• [REQUIREMENTS]
Return the material exactly as supplied, apart from the pictures, which are omitted.

• [DATA]
○ ○ ○ ○ ○

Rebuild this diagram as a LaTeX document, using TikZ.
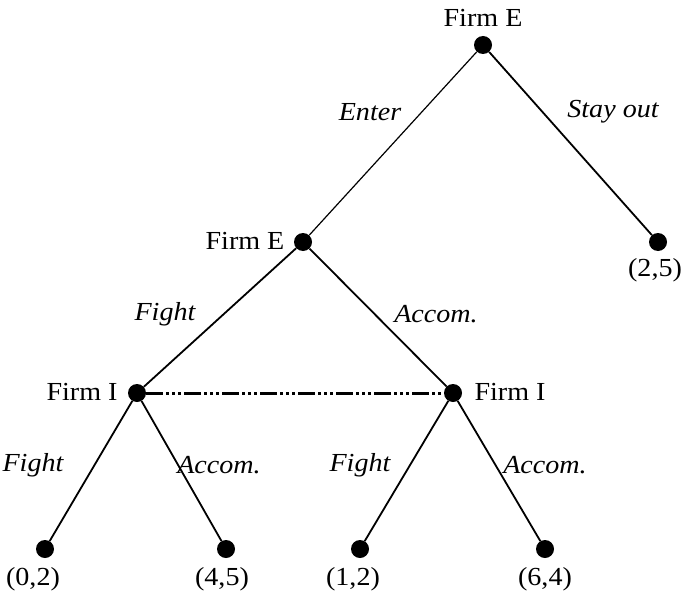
\documentclass[tikz,border=0pt]{standalone}
\usepackage{fontspec}
\setmainfont{Liberation Serif}
\newcommand{\wide}[1]{\scalebox{1.08}[1]{#1}}
\begin{document}
\begin{tikzpicture}[x=1pt,y=-1pt,
  dot/.style={circle,fill=black,inner sep=0pt,minimum size=18pt},
  lab/.style={font=\fontsize{26}{28}\selectfont,inner sep=0pt},
  elab/.style={font=\fontsize{26}{28}\selectfont\itshape,inner sep=0pt},
  edge/.style={line width=1.8pt},
  info/.style={line width=3pt,dash pattern=on 17pt off 3pt on 3pt off 3pt on 3pt off 3pt on 3pt off 3pt}]
\useasboundingbox (0,0) rectangle (684,596);
\node[dot] (r) at (483,45) {};
\node[dot] (e) at (303,242) {};
\node[dot] (s) at (658,242) {};
\node[dot] (i1) at (137,393) {};
\node[dot] (i2) at (453,393) {};
\node[dot] (l1) at (45,549) {};
\node[dot] (l2) at (226,549) {};
\node[dot] (l3) at (360,549) {};
\node[dot] (l4) at (545,549) {};
\node[lab] (tr) at (483,18) {\wide{Firm E}};
\node[lab] (te) at (245,241) {\wide{Firm E}};
\node[lab] (ti1) at (82,392) {\wide{Firm I}};
\node[lab] (ti2) at (510,392) {\wide{Firm I}};
\node[lab] (ps) at (655,270) {\wide{(2,5)}};
\node[lab] (p1) at (33,579) {\wide{(0,2)}};
\node[lab] (p2) at (222,579) {\wide{(4,5)}};
\node[lab] (p3) at (353,579) {\wide{(1,2)}};
\node[lab] (p4) at (545,579) {\wide{(6,4)}};
\draw[line width=1.2pt] (r) -- (e);
\draw[edge] (r) -- (s);
\draw[edge] (e) -- (i1);
\draw[edge] (e) -- (i2);
\draw[edge] (i1) -- (l1);
\draw[edge] (i1) -- (l2);
\draw[edge] (i2) -- (l3);
\draw[edge] (i2) -- (l4);
\draw[info] (i1) -- (i2);
\node[elab] (a1) at (370,112) {\wide{Enter}};
\node[elab] (a2) at (613,112) {\wide{Stay out}};
\node[elab] (a3) at (165,314) {\wide{Fight}};
\node[elab] (a4) at (436,314) {\wide{Accom.}};
\node[elab] (a5) at (33,465) {\wide{Fight}};
\node[elab] (a6) at (219,465) {\wide{Accom.}};
\node[elab] (a7) at (360,465) {\wide{Fight}};
\node[elab] (a8) at (545,465) {\wide{Accom.}};
\end{tikzpicture}
\end{document}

○ ○ ○ ○ ○

• [SOLVED PROBLEM]
Rebuild this diagram as a LaTeX document, using TikZ.
\documentclass[tikz,border=0pt]{standalone}
\usepackage{fontspec}
\setmainfont{Liberation Serif}
\newcommand{\wide}[1]{\scalebox{1.08}[1]{#1}}
\begin{document}
\begin{tikzpicture}[x=1pt,y=-1pt,
  dot/.style={circle,fill=black,inner sep=0pt,minimum size=18pt},
  lab/.style={font=\fontsize{26}{28}\selectfont,inner sep=0pt},
  elab/.style={font=\fontsize{26}{28}\selectfont\itshape,inner sep=0pt},
  edge/.style={line width=1.8pt},
  info/.style={line width=3pt,dash pattern=on 17pt off 3pt on 3pt off 3pt on 3pt off 3pt on 3pt off 3pt}]
\useasboundingbox (0,0) rectangle (684,596);
\node[dot] (r) at (483,45) {};
\node[dot] (e) at (303,242) {};
\node[dot] (s) at (658,242) {};
\node[dot] (i1) at (137,393) {};
\node[dot] (i2) at (453,393) {};
\node[dot] (l1) at (45,549) {};
\node[dot] (l2) at (226,549) {};
\node[dot] (l3) at (360,549) {};
\node[dot] (l4) at (545,549) {};
\node[lab] (tr) at (483,18) {\wide{Firm E}};
\node[lab] (te) at (245,241) {\wide{Firm E}};
\node[lab] (ti1) at (82,392) {\wide{Firm I}};
\node[lab] (ti2) at (510,392) {\wide{Firm I}};
\node[lab] (ps) at (655,270) {\wide{(2,5)}};
\node[lab] (p1) at (33,579) {\wide{(0,2)}};
\node[lab] (p2) at (222,579) {\wide{(4,5)}};
\node[lab] (p3) at (353,579) {\wide{(1,2)}};
\node[lab] (p4) at (545,579) {\wide{(6,4)}};
\draw[line width=1.2pt] (r) -- (e);
\draw[edge] (r) -- (s);
\draw[edge] (e) -- (i1);
\draw[edge] (e) -- (i2);
\draw[edge] (i1) -- (l1);
\draw[edge] (i1) -- (l2);
\draw[edge] (i2) -- (l3);
\draw[edge] (i2) -- (l4);
\draw[info] (i1) -- (i2);
\node[elab] (a1) at (370,112) {\wide{Enter}};
\node[elab] (a2) at (613,112) {\wide{Stay out}};
\node[elab] (a3) at (165,314) {\wide{Fight}};
\node[elab] (a4) at (436,314) {\wide{Accom.}};
\node[elab] (a5) at (33,465) {\wide{Fight}};
\node[elab] (a6) at (219,465) {\wide{Accom.}};
\node[elab] (a7) at (360,465) {\wide{Fight}};
\node[elab] (a8) at (545,465) {\wide{Accom.}};
\end{tikzpicture}
\end{document}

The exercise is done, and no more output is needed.